In 2015, 195 countries adopted the landmark Paris Agreement with the aim of enhancing global action to address climate change. IUCN was among the first international organizations to flag the impacts of humans and modern technological development on nature, and call for research, practical action, and international-level coordination to address environmental and climate issues.
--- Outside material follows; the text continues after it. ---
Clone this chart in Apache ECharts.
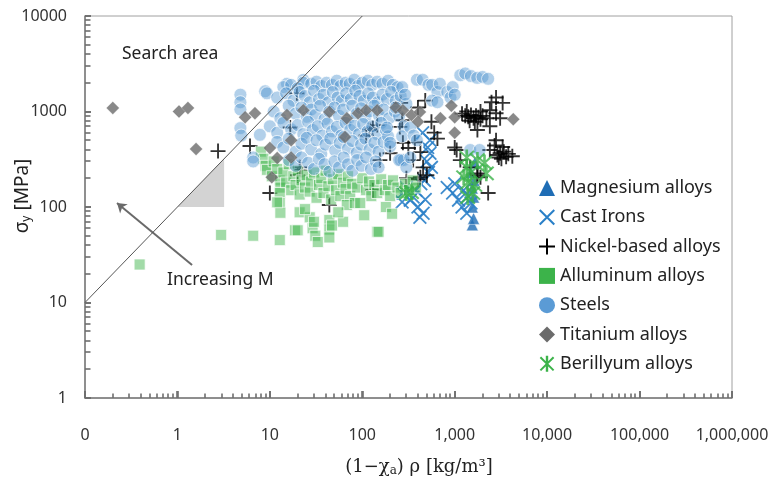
<!DOCTYPE html>
<html><head><meta charset="utf-8">
<script src="https://cdn.jsdelivr.net/npm/echarts@6/dist/echarts.min.js"></script>
<style>html,body{margin:0;padding:0;background:#fff}#c{width:774px;height:480px}</style>
</head><body><div id="c"></div>
<script>
// ---- tick labels ----
const xTicks = [0.1, 1, 10, 100, 1000, 10000, 100000, 1000000];
const xTickLabels = ['0', '1', '10', '100', '1,000', '10,000', '100,000', '1,000,000'];
const yTicks = [1, 10, 100, 1000, 10000];
const yTickLabels = ['1', '10', '100', '1000', '10000'];

// ---- guide shapes (data space) ----
const searchLine = [[0.1, 10], [100, 10000]];
const slopeTriangle = [[1, 100], [3.2, 100], [3.2, 320]];
const arrowFrom = [1.44, 24.7];
const arrowTo = [0.222, 110];

// ---- series (x = (1-chi_a) rho, y = sigma_y) ----
const magnesium = [[1550,65],[1600,76],[1550,100],[1600,127],[1550,158],[1620,190],[1500,230],[1650,290]];

const castIrons = [[275,140],[330,118],[400,100],[455,86],[355,127],[270,113],[420,78],[300,160],[380,150],[480,120],
 [830,160],[950,140],[1100,118],[1200,100],[1350,86],[1250,150],[1400,130],[1500,110],[1000,175],
 [540,500],[510,420],[540,365],[500,300],[560,260],[450,600],[520,230],[470,190],[430,175]];

const nickel = [[2.75,385],[6.1,435],[10,140],[21,260],[22,245],[20,215],[44,105],[130,150],[130,670],[110,560],[120,640],
 [275,470],[315,415],[370,475],[425,375],[355,310],[455,260],[500,215],[425,205],[155,310],[200,365],[255,690],[270,810],
 [16.6,680],[19.6,1550],[145,720],[260,1230],[400,1100],[480,1300],[600,600],[650,520],[560,780],[300,200],[400,195],
 [1200,950],[1300,900],[1400,880],[1500,920],[1600,850],[1700,900],[1800,870],[1900,830],[2000,900],[2200,850],[1450,800],[1650,780],[1350,1000],[1900,1000],
 [2800,1400],[3300,1230],[2400,1030],[2800,960],[3100,850],[2500,1250],[2400,700],[1760,640],
 [2800,500],[3300,425],[2400,395],[3100,365],[3600,335],[2900,350],[3400,380],[3800,360],[4200,340],[3000,330],[2700,440],[3200,320],
 [1050,395],[1150,310],[1900,205],[1760,215],[2300,140],[1000,420],[1470,260],[1760,225]];

const aluminum = [[0.39,25],[2.97,51],[6.6,50],
 [8,380],[8.5,320],[9,270],[9.3,245],[10.5,210],[11,300],[12,250],[12.8,190],[13,160],[14,230],[15,180],[16,280],[17,150],[18,210],[19,170],[20,240],
 [21,135],[22,190],[24,160],[25,215],[27,145],[28,185],[30,230],[32,125],[34,170],[36,200],[38,140],[40,240],[43,165],[46,120],[48,195],[52,150],
 [55,220],[58,130],[62,180],[66,155],[70,210],[74,130],[78,175],[88,160],[100,200],[110,150],[118,185],[125,130],[135,170],[145,140],
 [160,195],[175,150],[190,170],[200,130],[215,190],[240,160],[260,140],[290,175],[320,150],[350,190],[380,160],
 [12.8,140],[12.8,110],[13,87],[12,112],[12.8,45],[18.7,57],[20,57],[21,88],[27,78],[29,60],[31,50],[33,43],[30,70],
 [44,73],[44,58],[44,48],[47,64],[62,70],[68,105],[83,110],[95,110],[105,82],[145,55],[150,55],[24,95],[55,88],[180,100],[210,85]];

const steels = [[4.8,1500],[4.8,1250],[4.8,1050],[4.8,670],[4.9,560],[6.6,330],[6.6,300],[7.8,570],[8.9,1630],[9.3,1550],[15.3,1950],[23,2140],[23,2000],
 [14,1800],[17,1900],[20,1750],[28,1950],[32,2050],[36,1850],[41,2000],[47,1900],[53,2100],[58,1850],[66,2000],[73,1950],[82,2150],[90,1850],[100,2000],[115,2100],[128,1900],[145,2050],[165,1950],[190,2100],[215,1900],[240,1800],
 [12,1400],[15,1550],[18,1300],[21,1600],[24,1450],[27,1250],[30,1650],[34,1350],[38,1500],[43,1250],[48,1600],[54,1400],[60,1300],[67,1550],[75,1350],[84,1650],[93,1450],[104,1300],[116,1550],[130,1400],[147,1250],[165,1500],[185,1350],[205,1600],[230,1300],[260,1450],
 [11,1000],[13,850],[16,1150],[19,950],[22,1100],[25,880],[28,1050],[31,920],[35,1150],[39,830],[44,1000],[50,1100],[56,900],[62,1050],[70,820],[78,1150],[87,950],[97,1080],[108,870],[120,1000],[135,1150],[152,900],[170,1050],[195,850],[225,1000],[250,900],
 [10,700],[12,600],[14,760],[17,650],[20,720],[23,580],[26,780],[29,640],[33,700],[37,560],[42,750],[47,620],[53,690],[59,560],[66,760],[74,640],[82,710],[92,580],[102,740],[114,620],[128,700],[145,580],[160,760],[180,640],
 [12,480],[14,420],[16,520],[19,380],[22,460],[25,530],[28,400],[32,500],[36,360],[40,450],[45,520],[51,390],[57,470],[63,540],[70,410],[78,490],[87,370],[97,450],[108,520],[120,400],[135,470],[150,380],[170,480],[190,550],[200,430],
 [16,310],[19,270],[22,330],[26,290],[30,250],[34,320],[39,280],[44,235],[50,300],[56,260],[63,330],[70,280],[78,240],[88,310],[98,270],[110,330],[124,250],[140,300],[150,260],[260,310],[280,310],
 [270,1800],[300,1200],[280,700],[270,550],[200,470],[185,680],[230,1100],[290,1500],[330,680],[360,560],[390,500],[250,310],[300,260],[330,330],
 [390,2150],[450,2150],[520,1900],[570,1900],[650,1600],[690,1950],[830,1600],[570,1300],[650,1250],[900,1400],[950,1800],[1000,1500],
 [1150,2400],[1300,2500],[1500,2350],[1750,2250],[2000,2300],[2300,2200],[1470,395],[1860,395]];

const titanium = [[0.2,1090],[1.04,1000],[1.3,1090],[1.59,405],[5.4,870],[6.9,960],[15.3,920],[23,1030],[44,990],[68,850],[90,960],[110,1030],
 [10,415],[12,325],[17,330],[10.5,205],[17,500],[65,540],[145,1030],[230,1100],[275,1030],[340,920],[420,990],[400,780],[700,850],[920,1150],[1000,870],[1000,600],[4300,830]];

const beryllium = [[1350,330],[2200,225],[1350,260],[1250,205],[1380,180],[1570,140],[1380,127],[1760,310],[2100,290],[1500,230],[1650,170],[300,140],[340,143]];

// ---- symbols ----
const plusPath = 'path://M-1,-8H1V-1H8V1H1V8H-1V1H-8V-1H-1Z';
const crossPath = 'path://M-6.3,-7.7L7.7,6.3L6.3,7.7L-7.7,-6.3ZM7.7,-6.3L-6.3,7.7L-7.7,6.3L6.3,-7.7Z';
const starPath = 'path://M-1.2,-8H1.2V8H-1.2ZM-5.9,-7.3L7.3,5.9L5.9,7.3L-7.3,-5.9ZM7.3,-5.9L-5.9,7.3L-7.3,5.9L5.9,-7.3Z';

const FONT = 'Noto Sans';
const names = ['Magnesium alloys','Cast Irons','Nickel-based alloys','Alluminum alloys','Steels','Titanium alloys','Berillyum alloys'];
const colors = ['#1f6db5','#2a80c8','#000000','#3cb34a','#5b9bd5','#6b6b6b','#3cb34a'];

// ---- axis tick marks (data positions on the log axes) ----
const tickMarks = [];
xTicks.forEach(v => tickMarks.push([v, 1, 7, 0]));
yTicks.forEach(v => tickMarks.push([0.1, v, 6, 1]));
for (let e = -1; e < 6; e++) for (let k = 2; k <= 9; k++) tickMarks.push([+(k * Math.pow(10, e)).toPrecision(6), 1, 4.5, 0]);
for (let e = 0; e < 4; e++) for (let k = 2; k <= 9; k++) tickMarks.push([0.1, +(k * Math.pow(10, e)).toPrecision(6), 5.5, 1]);

function lookup(ticks, labels, v) {
  const i = ticks.findIndex(t => Math.abs(Math.log10(t) - Math.log10(v)) < 1e-6);
  return i >= 0 ? labels[i] : '';
}

const chart = echarts.init(document.getElementById('c'));
const axisColor = '#7a7a7a';

chart.setOption({
  animation: false,
  backgroundColor: '#fff',
  grid: {left: 85, right: 42, top: 16, bottom: 82, show: true, borderColor: '#a0a0a0', borderWidth: 1,
         containLabel: false, outerBoundsMode: 'none'},
  xAxis: {type: 'log', min: 0.1, max: 1000000, logBase: 10,
     axisLine: {show: true, onZero: false, lineStyle: {color: axisColor, width: 1.5}},
     axisTick: {show: true, inside: true, length: 7, lineStyle: {color: '#6e6e6e', width: 1.6}},
     axisLabel: {margin: 29, fontSize: 16, color: '#333', fontFamily: FONT,
       formatter: v => lookup(xTicks, xTickLabels, v)},
     splitLine: {show: false}},
  yAxis: {type: 'log', min: 1, max: 10000, logBase: 10,
     axisLine: {show: true, onZero: false, lineStyle: {color: axisColor, width: 1.5}},
     axisTick: {show: true, inside: true, length: 6, lineStyle: {color: '#6e6e6e', width: 1.6}},
     axisLabel: {margin: 18, fontSize: 16, color: '#333', fontFamily: FONT,
       formatter: v => lookup(yTicks, yTickLabels, v)},
     splitLine: {show: false}},
  legend: {
    orient: 'vertical', left: 534, top: 174, itemWidth: 16, itemHeight: 16, itemGap: 11.3,
    textStyle: {fontSize: 18, color: '#222', fontFamily: FONT, lineHeight: 18},
    selectedMode: false,
    data: [
      {name: names[0], icon: 'triangle', itemStyle: {color: colors[0], opacity: 1, borderWidth: 0}},
      {name: names[1], icon: crossPath, itemStyle: {color: colors[1], opacity: 1, borderWidth: 0}},
      {name: names[2], icon: plusPath, itemStyle: {color: colors[2], opacity: 1, borderWidth: 0}},
      {name: names[3], icon: 'rect', itemStyle: {color: colors[3], opacity: 1, borderWidth: 0}},
      {name: names[4], icon: 'circle', itemStyle: {color: colors[4], opacity: 1, borderWidth: 0}},
      {name: names[5], icon: 'diamond', itemStyle: {color: colors[5], opacity: 1, borderWidth: 0}},
      {name: names[6], icon: starPath, itemStyle: {color: colors[6], opacity: 1, borderWidth: 0}}
    ]
  },
  series: [
    {type: 'custom', coordinateSystem: 'cartesian2d', silent: true, z: 1,
     data: [slopeTriangle[0]],
     renderItem: (params, api) => ({type: 'polygon', shape: {points: slopeTriangle.map(p => api.coord(p))}, style: {fill: '#d3d3d3'}})},
    {name: names[0], type: 'scatter', data: magnesium, symbol: 'triangle', symbolSize: 12, z: 2,
     itemStyle: {color: colors[0], opacity: 0.8, borderColor: '#fff', borderWidth: 0.6}},
    {name: names[1], type: 'scatter', data: castIrons, symbol: crossPath, symbolSize: 14, z: 2,
     itemStyle: {color: colors[1], opacity: 0.9}},
    {name: names[2], type: 'scatter', data: nickel, symbol: plusPath, symbolSize: 15, z: 2,
     itemStyle: {color: colors[2]}},
    {name: names[3], type: 'scatter', data: aluminum, symbol: 'rect', symbolSize: 11, z: 2,
     itemStyle: {color: 'rgba(60,179,74,0.6)', borderColor: 'rgba(255,255,255,0.9)', borderWidth: 1}},
    {name: names[4], type: 'scatter', data: steels, symbol: 'circle', symbolSize: 13, z: 2,
     itemStyle: {color: 'rgba(80,148,208,0.55)', borderColor: 'rgba(255,255,255,0.9)', borderWidth: 1}},
    {name: names[5], type: 'scatter', data: titanium, symbol: 'diamond', symbolSize: 13, z: 2,
     itemStyle: {color: colors[5], borderColor: 'rgba(255,255,255,0.6)', borderWidth: 0.5}},
    {name: names[6], type: 'scatter', data: beryllium, symbol: starPath, symbolSize: 16, z: 2,
     itemStyle: {color: colors[6]}},
    {type: 'line', data: searchLine, symbol: 'none', silent: true, z: 3,
     lineStyle: {color: '#555', width: 1}},
    {type: 'lines', coordinateSystem: 'cartesian2d', silent: true, z: 3,
     data: [{coords: [arrowFrom, arrowTo]}],
     symbol: ['none', 'arrow'], symbolSize: 9,
     lineStyle: {color: '#6a6a6a', width: 2, opacity: 1}},
    {type: 'custom', coordinateSystem: 'cartesian2d', silent: true, z: 6, clip: false,
     data: tickMarks, encode: {x: 0, y: 1},
     renderItem: (params, api) => {
       const p = api.coord([api.value(0), api.value(1)]);
       const len = api.value(2), dir = api.value(3);
       if (dir === 0) {
         const x = Math.round(p[0]);
         return {type: 'line', shape: {x1: x, y1: p[1], x2: x, y2: p[1] - len}, style: {stroke: '#6e6e6e', lineWidth: 1.6}};
       }
       const y = Math.round(p[1]);
       return {type: 'line', shape: {x1: p[0], y1: y, x2: p[0] + len, y2: y}, style: {stroke: '#6e6e6e', lineWidth: 1.6}};
     }}
  ],
  graphic: [
    {type: 'text', left: 122, top: 45, style: {text: 'Search area', fontSize: 17.5, fill: '#222', fontFamily: FONT}},
    {type: 'text', left: 167, top: 271, style: {text: 'Increasing M', fontSize: 17.5, fill: '#222', fontFamily: FONT}},
    {type: 'text', left: 204, top: 178, style: {text: '1', fontSize: 17.5, fill: '#222', fontFamily: FONT}},
    {type: 'text', x: 23, y: 196, rotation: Math.PI / 2,
     style: {text: 'σ{sub|y} [MPa]', fontSize: 19, fill: '#222', fontFamily: FONT, align: 'center', verticalAlign: 'middle',
       rich: {sub: {fontSize: 12, fontFamily: FONT, fill: '#222', padding: [8, 0, 0, 0]}}}},
    {type: 'text', x: 419, y: 467, style: {text: '(1−χ{sub|a}) ρ [kg/m³]', fontSize: 18, fill: '#222',
      fontFamily: 'DejaVu Serif', align: 'center', verticalAlign: 'middle',
      rich: {sub: {fontSize: 12, fontFamily: 'DejaVu Serif', fill: '#222', padding: [7, 0, 0, 0]}}}}
  ]
});
</script></body></html>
At the IUCN World Conservation Congress in Honolulu, Hawai’i in September 2016, IUCN and its Members will explore political, social, economic and technical issues around climate change, focusing especially on nature-based solutions to climate challenges including through Ecosystem-based Adaptation, eco-disaster risk reduction and Forest Landscape Restoration, among others. This will carry forward over 50 years of efforts by the Union to spotlight climate-related issues, including the need to develop national renewable energy and energy efficiency programs, the need for international climate frameworks and coordination, and the need to advance the role of nature-based solutions to climate change adaptation and mitigation within the context of the global climate change regime.
Sounding the alarm
In the 1960s, global-level recognition of the linkages between human activities, the climate and nature was limited. At the IUCN Members Assembly in Warsaw, Poland in 1960, IUCN was among the first international organizations to flag the “impact of man and modern technological development on nature and natural resources”. IUCN Members expressed deep concern about these impacts and called for more research on the “interrelationships of the climate, soil, vegetation and fauna”.
Calling for clean energy
At the IUCN Members Assembly in Kinshasa, Congo in 1975, decades before the emergence of the renewable energy revolution, IUCN Members adopted a resolution recommending that governments fully support the research and development of renewable sources of energy, install large-scale energy saving programs, and use fossil fuels only as a bridge to cleaner energy sources. Although at the time energy concerns were largely related to the 1973 oil crisis, IUCN’s primary motivation for sparking a transition to renewable energies were the “far-reaching consequences for nature conservation and human welfare” of fossil fuels.
Building international collaboration
By the 1980s the scientific community had reached a consensus that greenhouse gas emissions were driving global warming. At the IUCN Congress in San Jose, Costa Rica in 1988, IUCN built on this “wide agreement amongst scientists” with a resolution calling for cooperation among international environmental organizations including the United Nations Environmental Programme (UNEP) and the World Meteorological Organization (WMO) for research and analysis of the greenhouse effect, and the development of practical solutions to mitigate the consequences of global warming and minimize negative environmental impacts.
At the IUCN General Assembly in Perth, Australia in 1990, IUCN Members called on national governments to begin negotiations on an effective “Framework Convention on Climate Change”. They also urged developed countries to reduce their emissions by at least 20 per cent by the year 2000 and that all countries should end deforestation by 2010 and take measures to optimize forests’ carbon storage capabilities.
Two years later, at the United Nations Conference on Environment and Development in Rio de Janeiro, Brazil, also known as the Earth Summit, 165 countries signed the United Nations Framework Convention on Climate Change (UNFCCC), which aimed to stabilize greenhouses gas concentrations in the atmosphere so as to prevent human-caused climate change. This Conference was groundbreaking and led to important landmark summits culminating in the 2015 Paris Climate Agreement.
Advancing nature-based solutions
In 2012, at the IUCN World Conservation Congress 2012 in Jeju, Korea, the Union advocated nature-based solutions to climate change mitigation and adaptation, emphasizing their potential to contribute towards addressing this global challenge.
IUCN continues to work on nature-based solutions to climate change at global, national and local levels including through Forest Landscape Restoration (including the Bonn Challenge), various REDD+ projects, the Blue Carbon Initiative, Ecosystem-based Adaptation, eco-disaster risk reduction, and climate change Gender Action Plans (ccGAPS).
IUCN calls for integrating nature-based solutions into international, national and subnational climate policy and action. IUCN provides examples of best practices, relevant knowledge products and a solid body of information to underpin evidence-based policy options.